REQUEST: Wherever "this" appears in a line, list that line.

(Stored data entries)
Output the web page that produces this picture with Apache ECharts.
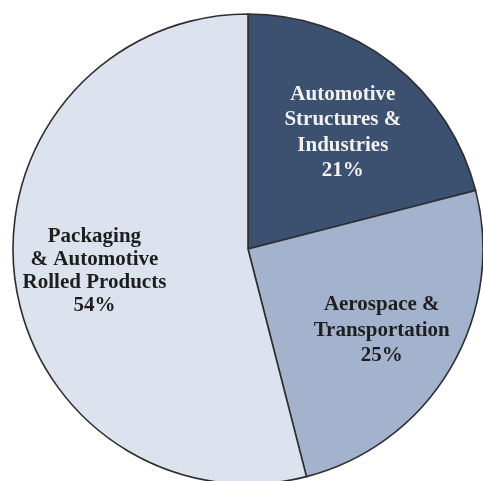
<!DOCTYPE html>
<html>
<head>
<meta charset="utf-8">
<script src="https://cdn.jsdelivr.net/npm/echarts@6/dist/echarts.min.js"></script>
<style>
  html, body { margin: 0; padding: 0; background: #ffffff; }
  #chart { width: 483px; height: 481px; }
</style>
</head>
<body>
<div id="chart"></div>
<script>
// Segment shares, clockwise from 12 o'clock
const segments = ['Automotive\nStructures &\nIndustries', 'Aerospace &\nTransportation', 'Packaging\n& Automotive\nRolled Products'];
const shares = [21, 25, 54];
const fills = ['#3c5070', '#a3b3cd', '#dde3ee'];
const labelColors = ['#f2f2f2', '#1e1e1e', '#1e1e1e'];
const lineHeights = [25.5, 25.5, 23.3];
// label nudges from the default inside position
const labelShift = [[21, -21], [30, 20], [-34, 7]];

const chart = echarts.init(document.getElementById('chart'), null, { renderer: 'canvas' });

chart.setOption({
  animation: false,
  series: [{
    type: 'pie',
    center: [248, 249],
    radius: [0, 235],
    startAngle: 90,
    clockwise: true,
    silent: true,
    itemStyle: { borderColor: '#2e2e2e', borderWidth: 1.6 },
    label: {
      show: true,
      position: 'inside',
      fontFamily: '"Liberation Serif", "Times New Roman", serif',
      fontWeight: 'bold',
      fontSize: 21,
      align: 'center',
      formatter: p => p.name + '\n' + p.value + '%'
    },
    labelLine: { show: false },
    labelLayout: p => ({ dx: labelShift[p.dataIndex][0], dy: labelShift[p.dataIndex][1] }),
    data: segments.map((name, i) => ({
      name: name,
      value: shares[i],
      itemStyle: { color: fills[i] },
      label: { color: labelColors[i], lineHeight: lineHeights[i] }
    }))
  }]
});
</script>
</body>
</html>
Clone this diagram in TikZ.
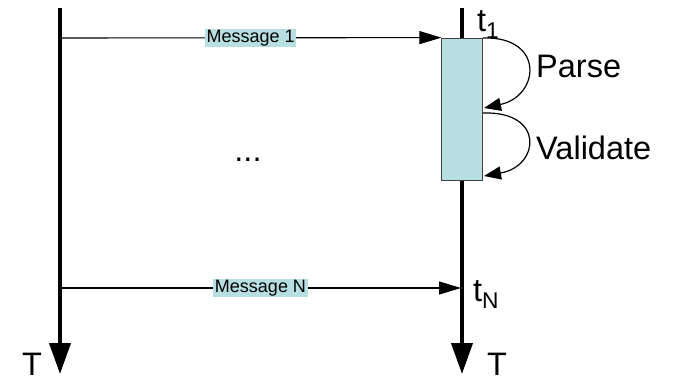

COMPLETED TASK:
Output the web page that produces this picture with Apache ECharts.
Clone this diagram in TikZ.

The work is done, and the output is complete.